__EXERCISE AIM__.
Look through the material and copy each line holding "matplotlib".

__MATERIAL__.
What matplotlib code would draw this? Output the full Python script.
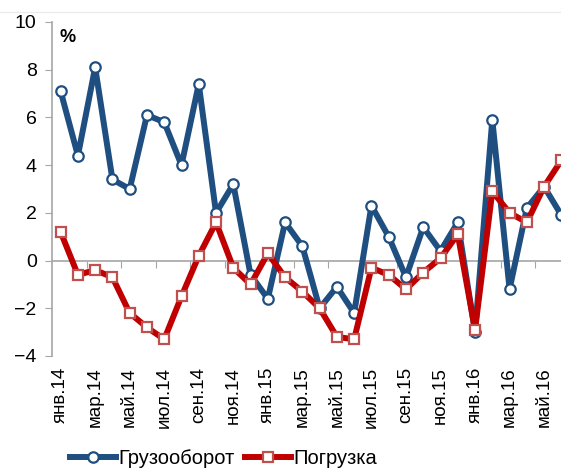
import matplotlib
matplotlib.use("Agg")
import matplotlib.pyplot as plt
from matplotlib.lines import Line2D

plt.rcParams['font.family'] = ['Liberation Sans', 'DejaVu Sans']

# months Jan 2014 .. Jun 2016
months = ['янв.14', 'фев.14', 'мар.14', 'апр.14', 'май.14', 'июн.14',
          'июл.14', 'авг.14', 'сен.14', 'окт.14', 'ноя.14', 'дек.14',
          'янв.15', 'фев.15', 'мар.15', 'апр.15', 'май.15', 'июн.15',
          'июл.15', 'авг.15', 'сен.15', 'окт.15', 'ноя.15', 'дек.15',
          'янв.16', 'фев.16', 'мар.16', 'апр.16', 'май.16', 'июн.16']

# грузооборот, % г/г
turnover = [7.1, 4.4, 8.1, 3.4, 3.0, 6.1, 5.8, 4.0, 7.4, 2.0, 3.2, -0.6,
            -1.6, 1.6, 0.6, -2.0, -1.1, -2.2, 2.3, 1.0, -0.7, 1.4, 0.4, 1.6,
            -3.0, 5.9, -1.2, 2.2, 3.1, 1.9]
# погрузка, % г/г
loading = [1.2, -0.6, -0.4, -0.7, -2.2, -2.8, -3.3, -1.5, 0.2, 1.6, -0.3, -1.0,
           0.3, -0.7, -1.3, -2.0, -3.2, -3.3, -0.3, -0.6, -1.2, -0.5, 0.1, 1.1,
           -2.9, 2.9, 2.0, 1.6, 3.1, 4.2]

blue = '#1F4E80'
red = '#C00000'
grey = '#A6A6A6'

x = list(range(len(months)))

fig = plt.figure(figsize=(5.61, 4.68), dpi=100)
# plot area runs past the right edge of the picture, as in the source
ax = fig.add_axes([52 / 561, 112 / 468, 518 / 561, 334 / 468])

ax.plot(x, turnover, color=blue, lw=4.3, marker='o', ms=7.5,
        mfc='white', mec=blue, mew=1.6, label='Грузооборот', zorder=3)
ax.plot(x, loading, color=red, lw=4.3, marker='s', ms=7.5,
        mfc='white', mec='#C0504D', mew=1.6, label='Погрузка', zorder=4)

ax.set_ylim(-4, 10)
ax.set_xlim(-0.5, len(months) - 0.5)
ax.set_yticks(range(-4, 11, 2))
ax.tick_params(axis='y', direction='out', length=5, color=grey,
               labelsize=14, pad=6)

ax.set_xticks(x[::2])
ax.set_xticklabels(months[::2], rotation=90)
ax.tick_params(axis='x', length=0, labelsize=13.5, pad=8)

for s in ['top', 'right', 'bottom']:
    ax.spines[s].set_visible(False)
ax.spines['left'].set_color(grey)
ax.spines['left'].set_linewidth(1.2)

# category axis drawn through zero, with ticks between categories
zero_ax = ax.secondary_xaxis(4 / 14)
zero_ax.set_xticks([i + 1.5 for i in x[::2]])
zero_ax.set_xticklabels([])
zero_ax.tick_params(direction='out', length=5, color=grey)
zero_ax.spines['bottom'].set_color(grey)
zero_ax.spines['bottom'].set_linewidth(1.2)

ax.text(0.015, 0.955, '%', transform=ax.transAxes, fontsize=13,
        fontweight='bold', va='center')

fig.legend(loc='lower left', bbox_to_anchor=(62 / 561, -0.018), ncol=2,
           frameon=False, fontsize=14.5, handlelength=2.3, handletextpad=0.1,
           columnspacing=0.5, borderaxespad=0)

fig.add_artist(Line2D([0, 1], [1 - 12 / 468, 1 - 12 / 468],
                      color='#EBEBEB', lw=1))

fig.savefig('out.png', dpi=100)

__THE COMPLETED TASK__.
What matplotlib code would draw this? Output the full Python script.
import matplotlib
matplotlib.use("Agg")
import matplotlib.pyplot as plt
from matplotlib.lines import Line2D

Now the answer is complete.